I make it no secret that I consider Toy Story to be the greatest film of all time. Toy Story 2 ranks not far behind it either. So when I heard there was a 3 in the making, I was excited. At the same time I was overly concerned as to how they were going to end everything.
There was a huge legal battle behind the making of the film which is part of the reason it took 11 years for the finale to be performed. With different story lines surrounding the rumor mill, it was difficult to find a good stance on what I thought of it. Now, having seen it, I am a happy camper.
The film begins similar to the first one. It opens with Andy playing with his toys which is soon revealed to be a video recording his mother is making. The game involves the two "villains" from the previous films: One-Eyed Bart and the evil Dr. Porkchop (Mr. Potato Head and Hamm respectively). It repeats a lot of the first movie which is something I love. The inside jokes are great, including the "death by monkey" sequence.
One we see it is a recording, we are given a tour of Andy's teenage years as he prepares to go to college. His mom asks him to clean his room and set aside the toys he wants to take with him and to be put in the attic. After a mishap, the toys find themselves donated to the day care. There, they meet an evil bear named Lotso, voiced by Ned Beatty, in charge of the center and running it more like a prison than anything else. He sends the toys to be "played with" in the toddler room rather than with the older children. He's another toy just tossed out by a child and replaced, thus arriving at the conclusion that all children are evil, way too similar to the Prospector character from Toy Story 2.
Then we meet Ken. Based on everything I saw, Ken has to be gay. Argue it anyway you want, but it's quite obvious. Madly in love with clothes, dots his "i"s with little hearts, is obsessed with his little pink house. Maybe I'm stereotyping, but I doubt it. He and Barbie were a perfect distraction from the serious portions of the film though at times they took away from it rather than added to it.
The film kept me entertained from beginning to end. Seeing Buzz reprogrammed into Spanish was great. Watching as Mr. Potato Head dresses himself in a tortilla shell to help escape made me laugh. Seeing the touching ending made me smile.
What had me the most worried about the film was the screenplay. How do you tell a story about toys being left behind by their owner who has outgrown toys and NOT make it depressing? Michael Arndt, in only his second screenplay debut, did a good job at trying. The movie cut it close in several places, especially at the beginning when Andy is debating over what to do about the toys.
The movie showed me Pixar has the art of making "kid's movies" down. Even though I'm 21, I enjoyed the whole movie, including the parts most kids wouldn't (thankfully) understand.
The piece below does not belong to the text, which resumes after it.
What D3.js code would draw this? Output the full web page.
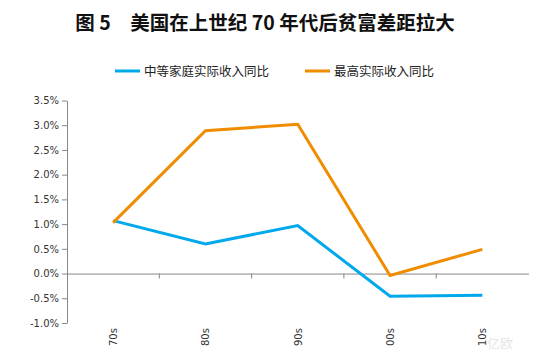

Much like the first film's playful banter between Bo Peep and Woody, the innuendos shared between Jessie and the Spanish speaking Buzz makes you wonder if it really is a "kid's movie".
I can only give this film four stars because of what it lacks. Both it and Toy Story 2 fail to meet the one aspect that made Toy Story the greatest film of all time. In both 2 and 3, there is a villain determined to stop the toys because he views children as cold-hearted and evil. In the first film, all that mattered was getting home. The only "villain" was Sid, though he was more of a pest than a villain as his goal wasn't to stop the toys on their quest but rather torture them for his own enjoyment. True, that makes him a bad guy, but not your typical Antagonist character.
The music fit perfectly. Ranging from the horrid orchestral piece symbolizing the destructive toddlers to the nicely written Latin rendition of "You Got A Friend". There was also some nicely disguised tributes to films such as "The Magnificent Seven" and even "Star Wars". Not as good as UP's soundtrack, but definitely went with the film and made it more enjoyable. Bringing back Randy Newman was an excellent decision.
All in all, the film is great. As an avid Toy Story fan, I can say this is one for to add to your collection. Looking back at the series as a whole, this definitely belongs with my two other favorite trilogies: Star Wars IV, V, VI and The Lord of the Rings. Some may say I'm overstepping some boundaries here, but I know it to be true. Such trilogies that are inspiring and as dramatic as three children's movies are rare, especially when one of them changed film making as we know it.
It's interesting to catch all the hidden Star Wars references included in the trilogy as well. Such as action figures based on space series (Buzz Lightyear/Any Star Wars Character), learning your father is your arch-nemesis (Luke and Vader/Buzz and Zerg) and throwing your leader into his "doom" (Vader and the Emperor/the Baby and Lotso).
No sequel will ever be as good as the original (though some movies come close). This one wrapped everything up in a nice package for us to enjoy and be content with the journey the toys made from the first movie to the last. Personally I hope they leave it at this and not make another Toy Story film, though people are already asking. If we want a sloppy, rushed group of sequels, I hear they're already working on another Shrek movie.